To create new value and foster growth, Accenture recommends that insurers do the following:

  • Think unconventionally about customer value. Why not sell auto insurance on a per-hour or per-trip basis? Isn’t it likely that many customers would prefer a usage-based auto insurance product instead of the traditional product? If this is true, how long can the industry resist offering these products before a non-industry player steps in to fill this customer need in a profitable way?
  • Be the most valuable information provider. The Climate Corporation combines big data, climatology and agronomy to offer US farmers its Total Weather Insurance, which automatically pays the farmer when specified weather events occur. In 2013, Monsanto bought the company because that would allow it to sell more data and services to the farmers who bought its seed and chemicals.
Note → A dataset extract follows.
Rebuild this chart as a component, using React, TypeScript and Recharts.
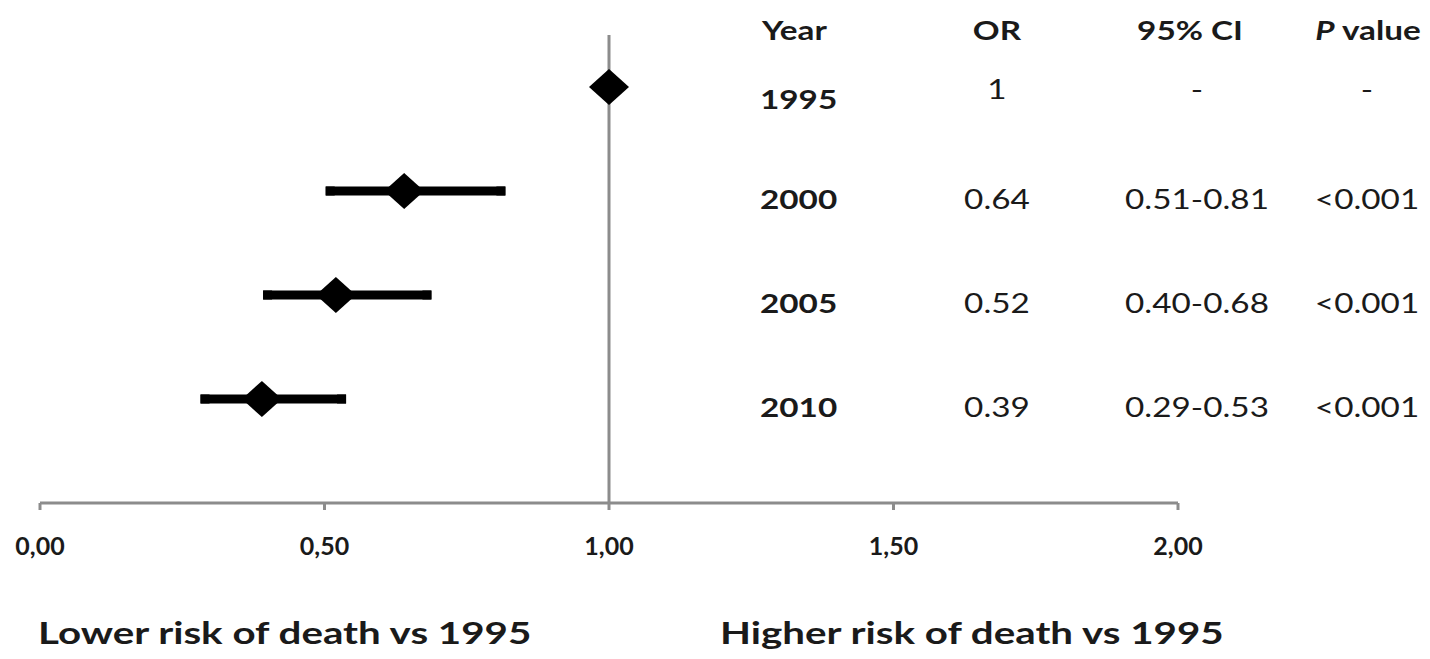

  • Share more data with partners. Insurers can strengthen their position within an ecosystem by providing the data their partners need to enhance their offerings or get closer to customers. How can the “home office” leverage its scale and access to data to provide information to their agents to make them more productive, make their jobs easier, and help them be more engaged with their customers?
  • Treat services as R&D for products. The South African health insurer Discovery offered customers heavily discounted gym membership to improve their (monitored) fitness and minimize claims. When it later entered the life insurance market, it had a wealth of customer data that gave it a distinct pricing and cross-selling advantage when competing for new contracts.